The default settings for FIFO queues should be appropriate to achieve strict ordering and exactly-once processing for most use cases "if your network connections don’t drop for minutes at a time, and your messages have unique identifiers". For more granular requirements, it is possible to facilitate message groups (each message that belongs to the same group is processed in order) and a dedicated deduplication ID (which otherwise defaults to the SHA256 hash of the message content).

Microsoft Azure's Service Bus also optionally guarantees FIFO message ordering and exactly-once delivery. In contrast, Google Cloud Platform’s Cloud Pub/Sub service neither supports FIFO message ordering nor exactly-once delivery, since Google argues that "there are very few use cases that actually require strict ordering".

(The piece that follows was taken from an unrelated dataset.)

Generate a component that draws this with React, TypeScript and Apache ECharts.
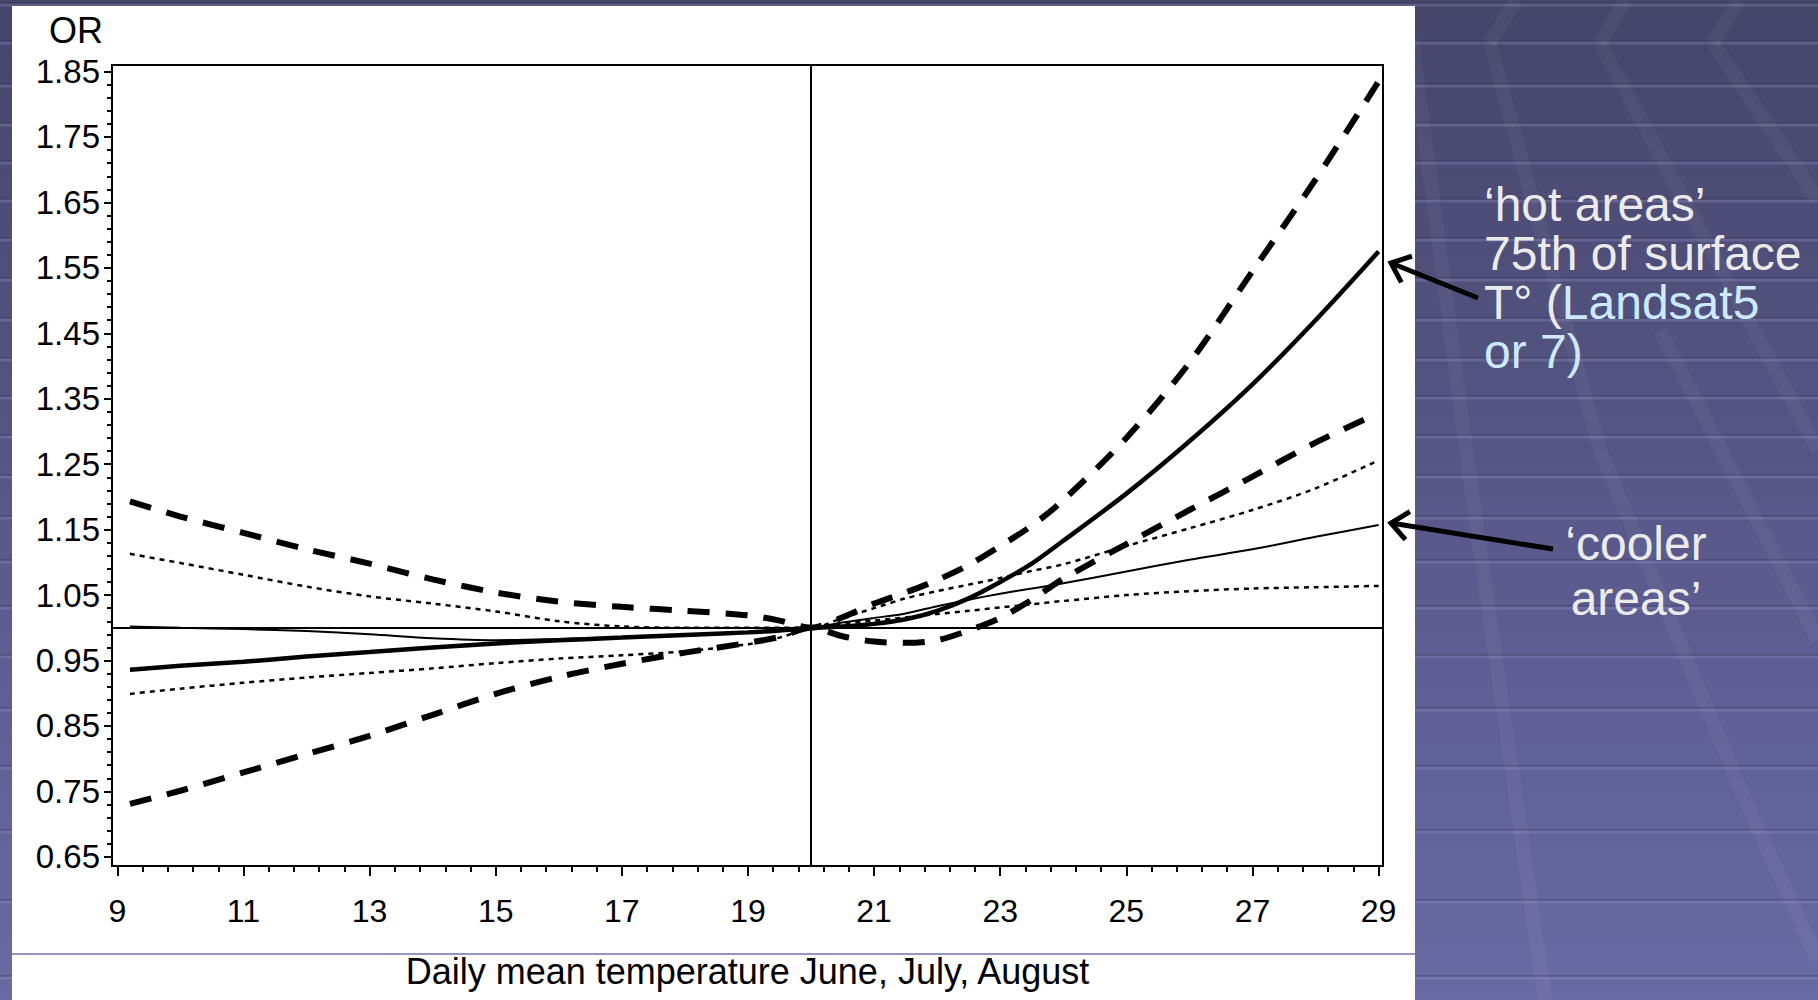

The Amazon SQS documentation features a developer guide, including a dedicated section on FIFO queues that also provides a checklist for moving from a standard queue, as well as the API reference. A separate FAQ is also available. SQS is priced per API request (rather than per message: one request can contain up to ten messages) and the new FIFO queues are priced similarly to how standard queues have been priced before, while the pricing for standard queues has been reduced by twenty percent. Support is provided via the Amazon SQS forum.